One final note, on a personal level, if allowed. As a frequent visitor to English grounds, I always enjoy sitting among Italian sportwriters on their first trip to England and watching the behaviour of the less experienced of them. It may not always be a case of shouting at each other all night long, as Soccernet's Insider wrote on Wednesday evening, but Italians do tend to be loud, of course, and never more so than when they're on the road, where a pack mentality similar to the one regular fans experience makes them feel they represent their country as much as the team they cover.

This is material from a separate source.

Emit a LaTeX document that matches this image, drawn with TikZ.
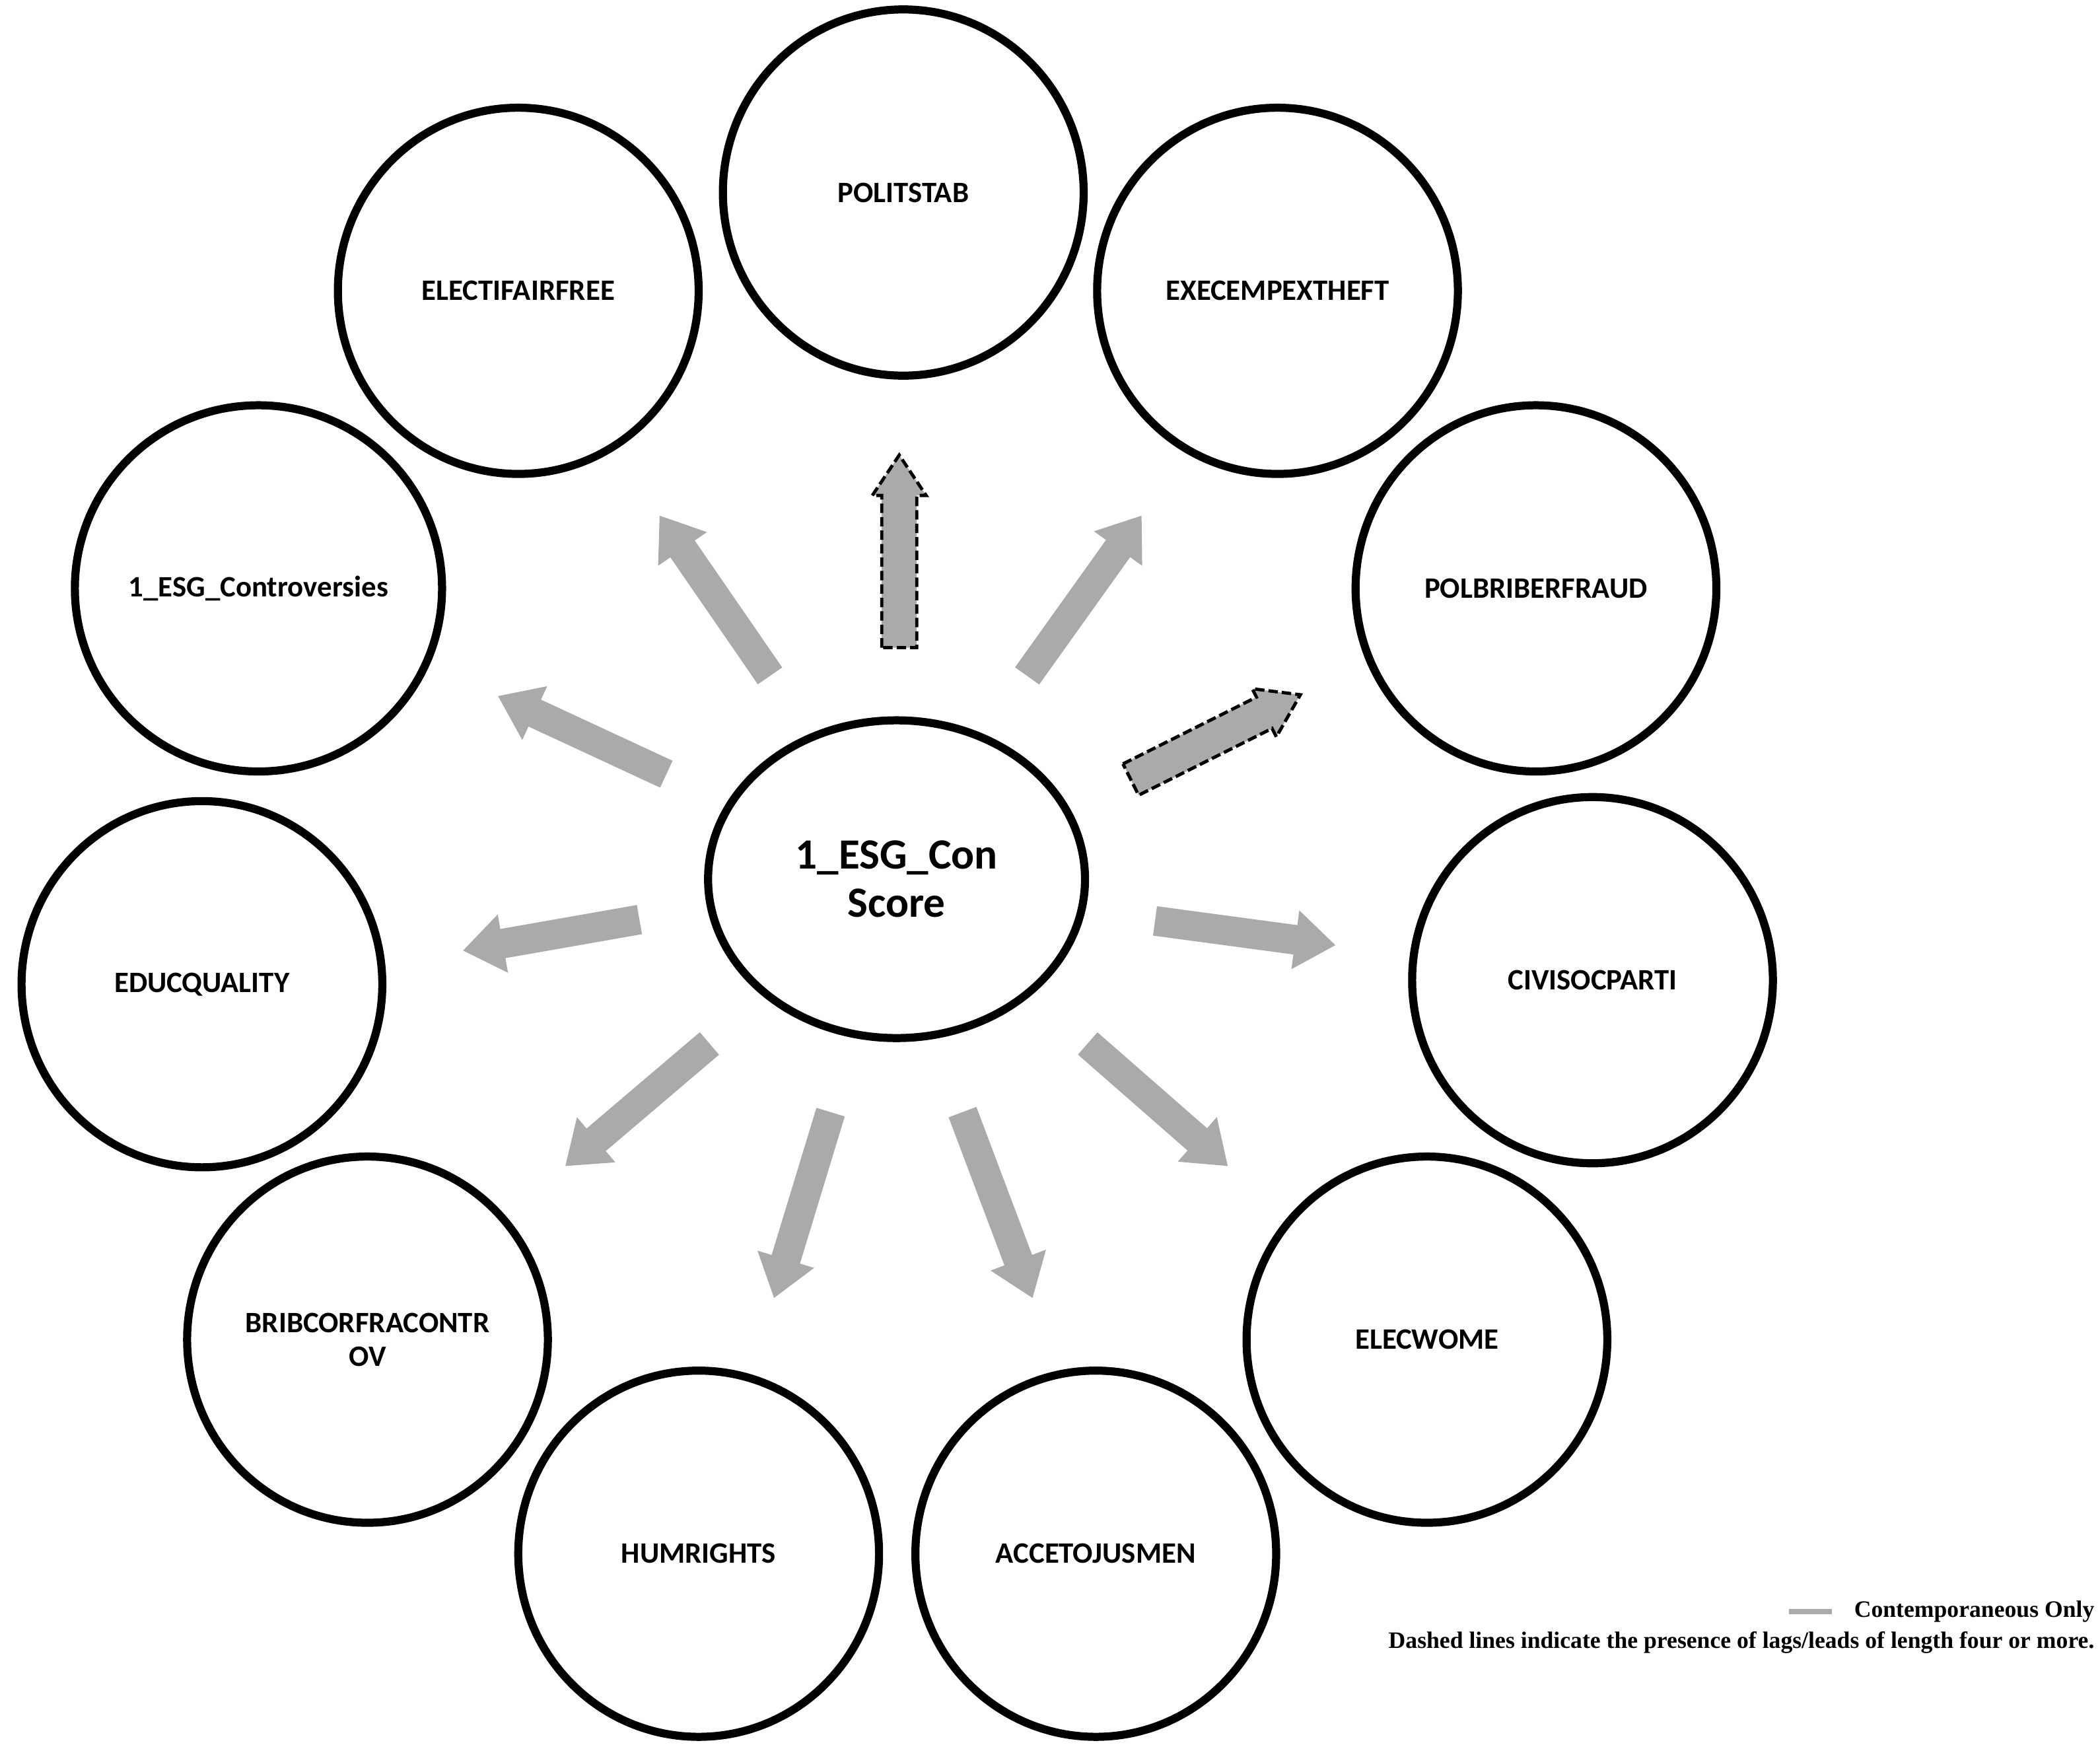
\documentclass[tikz,border=0pt]{standalone}
\usepackage{fontspec}
\setmainfont{Carlito}
\newfontfamily\legfont{Liberation Serif}
\usetikzlibrary{shapes.geometric,calc}
\definecolor{arrgray}{RGB}{170,170,170}
\tikzset{
  circ/.style={ellipse, draw=black, line width=6pt, minimum width=268pt, minimum height=272pt, font=\fontsize{22}{25}\selectfont\bfseries, align=center, inner sep=0pt},
  solidarr/.style={fill=arrgray, draw=none},
  dasharr/.style={fill=arrgray, draw=black, line width=2.4pt, dash pattern=on 7pt off 3pt, line join=miter}
}
% #1 tail, #2 tip, #3 style, #4 half shaft, #5 half head
\newcommand\myarr[5]{\coordinate (pp) at ($(#2)!30pt!(#1)$);
\draw[#3] ($(#1)!#4pt!90:(#2)$) -- ($(pp)!#4pt!-90:(#1)$) -- ($(pp)!#5pt!-90:(#1)$) -- (#2) -- ($(pp)!#5pt!90:(#1)$) -- ($(pp)!#4pt!90:(#1)$) -- ($(#1)!#4pt!-90:(#2)$) -- cycle;}
\begin{document}
\begin{tikzpicture}[x=1pt,y=-1pt]
\useasboundingbox (0,0) rectangle (1560,1296);
\node[circ] (pol) at (671,143) {POLITSTAB};
\node[circ] (exe) at (949,216) {EXECEMPEXTHEFT};
\node[circ] (ele) at (385,216) {ELECTIFAIRFREE};
\node[circ] (con) at (192,437) {1\_ESG\_Controversies};
\node[circ] (bri) at (1141,437) {POLBRIBERFRAUD};
\node[circ] (edu) at (150,731) {EDUCQUALITY};
\node[circ] (civ) at (1183,728) {CIVISOCPARTI};
\node[circ] (brc) at (273,995) {BRIBCORFRACONTR\\OV};
\node[circ] (ewo) at (1060,995) {ELECWOME};
\node[circ] (hum) at (519,1154) {HUMRIGHTS};
\node[circ] (acc) at (814,1154) {ACCETOJUSMEN};
\node[ellipse, draw=black, line width=6pt, minimum width=280pt, minimum height=236pt, font=\fontsize{32}{36}\selectfont\bfseries, align=center, inner sep=0pt] (c) at (666,653) {1\_ESG\_Con\\Score};
\coordinate (t1) at (572,502); \coordinate (h1) at (490,383);
\coordinate (t2) at (668,481); \coordinate (h2) at (668,338);
\coordinate (t3) at (763,502); \coordinate (h3) at (848,383);
\coordinate (t4) at (840,579); \coordinate (h4) at (966,516);
\coordinate (t5) at (495,575); \coordinate (h5) at (370,517);
\coordinate (t6) at (858,684); \coordinate (h6) at (992,702);
\coordinate (t7) at (475,683); \coordinate (h7) at (344,706);
\coordinate (t8) at (527,775); \coordinate (h8) at (420,866);
\coordinate (t9) at (617,826); \coordinate (h9) at (575,964);
\coordinate (t10) at (715,826); \coordinate (h10) at (767,964);
\coordinate (t11) at (808,775); \coordinate (h11) at (912,866);
\myarr{t1}{h1}{solidarr}{11}{22}
\myarr{t2}{h2}{dasharr}{13}{20}
\myarr{t3}{h3}{solidarr}{11}{22}
\myarr{t4}{h4}{dasharr}{13}{20}
\myarr{t5}{h5}{solidarr}{11}{22}
\myarr{t6}{h6}{solidarr}{11}{22}
\myarr{t7}{h7}{solidarr}{11}{22}
\myarr{t8}{h8}{solidarr}{11}{22}
\myarr{t9}{h9}{solidarr}{11}{22}
\myarr{t10}{h10}{solidarr}{11}{22}
\myarr{t11}{h11}{solidarr}{11}{22}
\coordinate (l1) at (1329,1197); \coordinate (l2) at (1361,1197);
\draw[arrgray, line width=4pt] (l1) -- (l2);
\node[anchor=east, inner sep=0pt, font=\legfont\bfseries\fontsize{17.5}{20}\selectfont] (lt1) at (1556,1197) {Contemporaneous Only};
\node[anchor=east, inner sep=0pt, font=\legfont\bfseries\fontsize{17.5}{20}\selectfont] (lt2) at (1556,1220) {Dashed lines indicate the presence of lags/leads of length four or more.};
\end{tikzpicture}
\end{document}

The best moments come when aspects who are only typical of British grounds come to the fore. On Wednesday, some were clearly puzzled when early in the second half one of the Chelsea press officers did his customary round displaying the evening's attendance as a hand-written five-figure on a A4 paper (in Italy, a computer-written note with the number of paying spectators on the day and season-tickets holders - total, not those who chose to attend on the day - is distributed, along with the relevant intake for the club).
A few years ago, I barely suppressed laughter when members of the Palermo press dropped their collective jaws as soon as the whole of Upton Park erupted in a spirited version of "Come on you Irons" soon after kickoff (Palermo players were less impressed, coming away with a 1-0 win), a collective chant that is not remotely matched in passion by anything they would normally see at Palermo home games.
Funnily enough for representatives of a country where no one seems to pay attention to rules, a few writers were annoyed at the Emirates Stadium on Tuesday when spectators in the rows right in front of them kept standing up when a goalscoring chance seemed to beckon, and one of them uttered a bizarre threat by saying, in a heavy Roman accent, "either you sit down or I am going to light a cigarette", obviously oblivious to the facts that would have meant being transported outside the ground faster than he could use his Zippo.
There is nothing wrong of course in not being familiar with the habits and rules of foreign work environments - I still remember looking in amazement at the subway token I was handed by the ticket attendant a few years back in New York - but it sometimes does create the opportunity for a bit of (admittedly cheap) fun, and I never cease to enjoy it, especially when I get to sit next to someone whom I do not know (and vice versa) and I can pretend to be a foreigner.
Typing a few words in English (for example, those who open this story) while he or she is sneaking a look at my laptop usually helps, as does the fact that unlike some in the Italian press I never show my emotions at whatever happens on the pitch.
Only once did I risk losing my composure on Wednesday: when Juventus fans started a chant containing strong, insulting words toward Her Majesty The Queen. That was too much.